De voormalig veiligheidsadviseur van president Trump, Michael Flynn, heeft vrijdag bekend dat hij in januari heeft gelogen tegenover de FBI over contacten met de Russische ambassadeur. Dat gebeurde enkele uren nadat hij officieel was beschuldigd in een aanklacht die de Amerikaanse speciale onderzoeker Robert Mueller openbaar maakte.
Flynn verklaarde tijdens een zitting van justitie in Washington schuldig te zijn. Voormalige FBI-chef Mueller onderzoekt sinds mei dit jaar eventuele banden tussen Russische regering en het campagneteam van Donald Trump. Flynn kan mogelijk veel betekenen voor zijn onderzoek. In de rechtbank verklaarde hij vrijdag bijvoorbeeld dat hij door een zeer hoge medewerker van Trumps transitieteam was aangespoord de gesprekken met de Russische ambassadeur te voeren. Ook had hij het team steeds volledig op de hoogte gehouden.
Generaal buiten dienst Flynn was een belangrijke medewerker van Trumps campagneteam en korte tijd nationaal veiligheidsadviseur. Hij kreeg de belangrijke post op 20 januari, maar moest 13 februari al aftreden. Toen was gebleken dat hij tegenover vicepresident Mike Pence misleidende uitspraken had gedaan over zijn contact met de Russische ambassadeur in Washington, Sergej Kisljak.
Het Witte Huis heeft als reactie op de bekentenis verklaard dat de aanklacht alleen over Flynn gaat. “Niets van de bekentenis of de aanklacht gaat over iemand anders dan meneer Flynn”, zei de advocaat van het Witte Huis.

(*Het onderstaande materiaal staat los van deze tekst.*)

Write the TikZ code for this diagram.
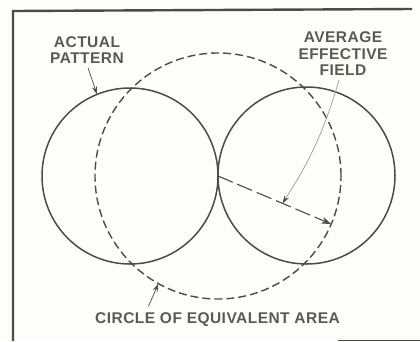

Volgens de advocaat komen de valse verklaringen waar het in de aanklacht over gaat overeen met de verklaringen die in februari leidden tot het ontslag van Flynn. Volgens het Witte Huis maakt de bekentenis van Flynn de weg vrij voor een ‘snelle en logische afsluiting’ van het onderzoek naar de mogelijke Russische inmenging van de verkiezingen en de banden met de Trump-campagne.
Flynn liet zelf weten dat hij de bekentenis en medewerking aan het onderzoek van Mueller “in belang van zijn familie en zijn land” heeft gedaan.